Listed entries:
%%

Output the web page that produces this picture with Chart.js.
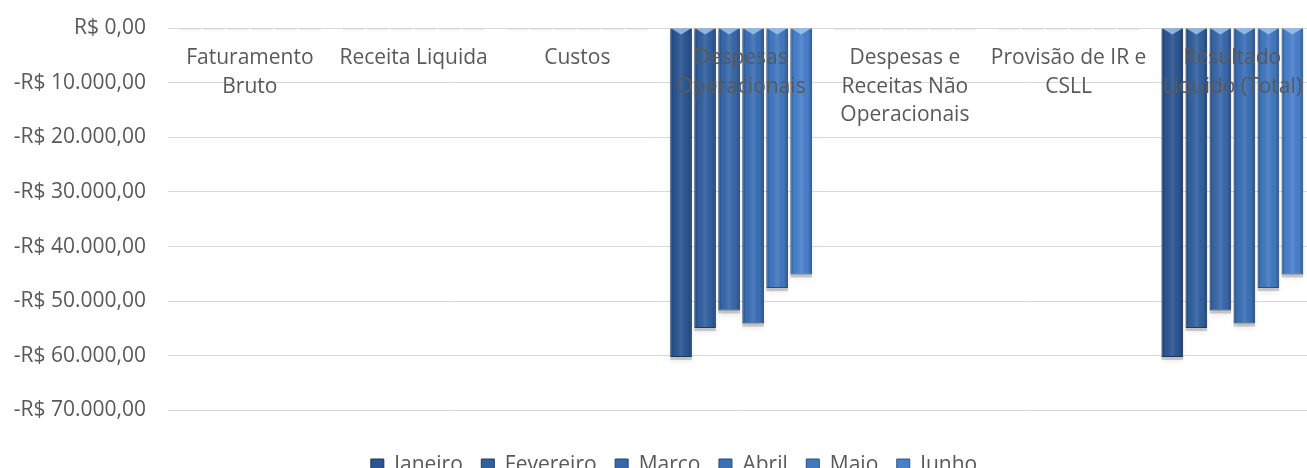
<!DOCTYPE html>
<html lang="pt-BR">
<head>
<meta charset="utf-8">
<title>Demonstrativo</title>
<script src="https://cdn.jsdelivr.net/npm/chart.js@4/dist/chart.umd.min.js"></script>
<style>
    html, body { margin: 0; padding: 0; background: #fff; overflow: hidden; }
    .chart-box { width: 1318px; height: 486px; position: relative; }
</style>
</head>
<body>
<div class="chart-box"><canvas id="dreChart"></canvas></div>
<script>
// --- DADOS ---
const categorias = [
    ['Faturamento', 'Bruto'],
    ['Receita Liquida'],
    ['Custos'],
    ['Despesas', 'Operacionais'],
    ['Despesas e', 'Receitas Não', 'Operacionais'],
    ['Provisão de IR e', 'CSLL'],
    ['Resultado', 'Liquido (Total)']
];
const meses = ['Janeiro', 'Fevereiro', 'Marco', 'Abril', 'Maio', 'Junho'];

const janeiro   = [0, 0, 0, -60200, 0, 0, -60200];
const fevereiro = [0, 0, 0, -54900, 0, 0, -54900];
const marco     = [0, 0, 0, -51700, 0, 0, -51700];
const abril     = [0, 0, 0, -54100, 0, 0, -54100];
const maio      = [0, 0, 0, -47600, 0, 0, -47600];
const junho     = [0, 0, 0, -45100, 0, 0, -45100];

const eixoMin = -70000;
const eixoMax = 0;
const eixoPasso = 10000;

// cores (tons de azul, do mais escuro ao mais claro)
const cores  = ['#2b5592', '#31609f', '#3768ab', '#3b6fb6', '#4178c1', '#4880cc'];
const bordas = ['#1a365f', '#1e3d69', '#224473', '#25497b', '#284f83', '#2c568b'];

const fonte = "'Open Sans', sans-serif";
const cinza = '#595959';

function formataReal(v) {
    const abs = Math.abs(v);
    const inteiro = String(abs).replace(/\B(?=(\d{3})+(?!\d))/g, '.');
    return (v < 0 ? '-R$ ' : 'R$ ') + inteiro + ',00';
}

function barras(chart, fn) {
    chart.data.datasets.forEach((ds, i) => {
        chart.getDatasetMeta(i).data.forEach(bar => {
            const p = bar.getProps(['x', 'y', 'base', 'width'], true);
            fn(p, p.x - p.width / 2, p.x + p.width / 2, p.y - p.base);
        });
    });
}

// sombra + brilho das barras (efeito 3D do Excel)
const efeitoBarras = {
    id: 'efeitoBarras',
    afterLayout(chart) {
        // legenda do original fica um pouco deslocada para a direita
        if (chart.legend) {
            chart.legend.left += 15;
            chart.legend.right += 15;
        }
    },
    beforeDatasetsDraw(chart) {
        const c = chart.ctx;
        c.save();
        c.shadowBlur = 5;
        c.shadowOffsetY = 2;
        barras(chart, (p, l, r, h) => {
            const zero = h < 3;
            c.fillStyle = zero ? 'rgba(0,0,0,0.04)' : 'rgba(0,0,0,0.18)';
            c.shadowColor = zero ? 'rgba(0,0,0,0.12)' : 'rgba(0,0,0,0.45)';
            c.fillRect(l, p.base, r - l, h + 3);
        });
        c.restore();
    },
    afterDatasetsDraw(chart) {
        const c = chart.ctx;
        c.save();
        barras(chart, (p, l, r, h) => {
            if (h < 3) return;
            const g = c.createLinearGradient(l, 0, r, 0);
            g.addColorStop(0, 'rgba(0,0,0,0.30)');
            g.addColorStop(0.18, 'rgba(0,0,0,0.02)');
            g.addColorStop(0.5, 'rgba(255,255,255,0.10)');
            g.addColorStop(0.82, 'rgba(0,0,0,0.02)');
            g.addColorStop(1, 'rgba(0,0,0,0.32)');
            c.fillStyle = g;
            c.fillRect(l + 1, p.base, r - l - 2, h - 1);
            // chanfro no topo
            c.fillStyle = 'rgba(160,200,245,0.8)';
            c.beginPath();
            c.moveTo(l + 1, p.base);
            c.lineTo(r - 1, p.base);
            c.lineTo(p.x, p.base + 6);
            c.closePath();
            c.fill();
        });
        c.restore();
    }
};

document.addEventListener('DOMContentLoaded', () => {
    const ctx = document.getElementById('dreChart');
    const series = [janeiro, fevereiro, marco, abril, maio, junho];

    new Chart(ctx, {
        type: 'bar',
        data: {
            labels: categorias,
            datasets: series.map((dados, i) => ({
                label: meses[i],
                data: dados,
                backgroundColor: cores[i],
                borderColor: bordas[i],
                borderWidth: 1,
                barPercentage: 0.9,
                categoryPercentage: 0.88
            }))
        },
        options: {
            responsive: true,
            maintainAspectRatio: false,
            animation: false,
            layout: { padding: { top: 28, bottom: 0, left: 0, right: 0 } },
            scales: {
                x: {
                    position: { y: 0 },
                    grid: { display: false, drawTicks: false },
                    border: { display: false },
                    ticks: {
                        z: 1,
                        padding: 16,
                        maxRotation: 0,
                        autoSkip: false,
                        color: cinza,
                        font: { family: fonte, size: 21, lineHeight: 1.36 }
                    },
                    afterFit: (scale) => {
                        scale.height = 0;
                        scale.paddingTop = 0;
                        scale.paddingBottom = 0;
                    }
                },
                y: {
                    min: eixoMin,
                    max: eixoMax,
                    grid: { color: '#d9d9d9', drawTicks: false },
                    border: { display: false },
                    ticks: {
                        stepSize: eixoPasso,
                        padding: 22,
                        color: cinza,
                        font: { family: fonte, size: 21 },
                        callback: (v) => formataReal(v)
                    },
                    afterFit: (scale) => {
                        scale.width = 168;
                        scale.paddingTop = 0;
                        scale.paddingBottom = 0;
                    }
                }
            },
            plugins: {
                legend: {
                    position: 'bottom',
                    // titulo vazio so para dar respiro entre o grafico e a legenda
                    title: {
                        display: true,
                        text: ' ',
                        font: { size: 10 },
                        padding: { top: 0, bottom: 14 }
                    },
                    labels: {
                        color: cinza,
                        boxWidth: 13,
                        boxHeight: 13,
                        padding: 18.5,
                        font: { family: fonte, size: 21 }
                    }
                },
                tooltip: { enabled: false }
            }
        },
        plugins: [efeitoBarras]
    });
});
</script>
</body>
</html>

%%
%%

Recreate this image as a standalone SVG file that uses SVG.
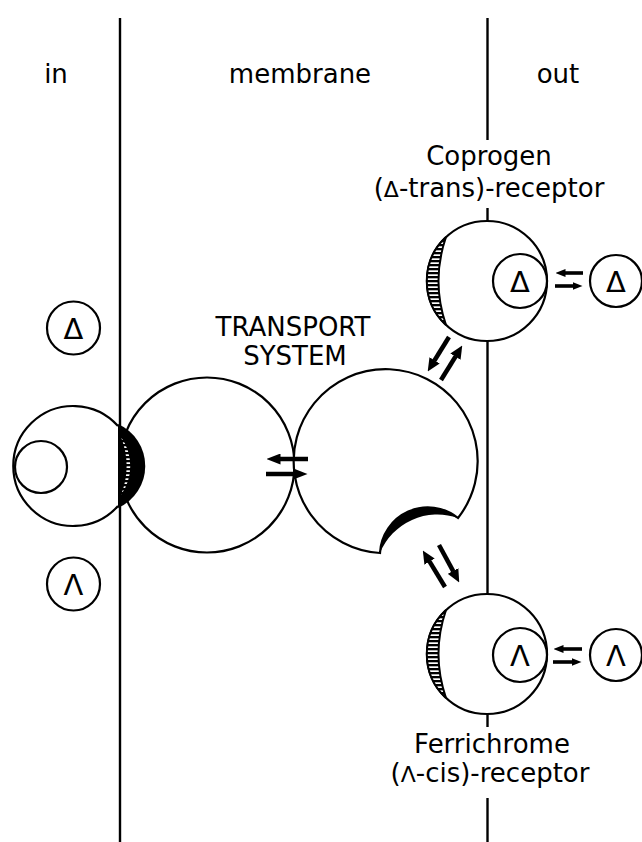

%%

Task objective: Look over the listing. Pull out every line with the string "that" in it.

Exercise answer:
Output the web page that produces this picture with Chart.js.
Recreate this image as a standalone SVG file that uses SVG.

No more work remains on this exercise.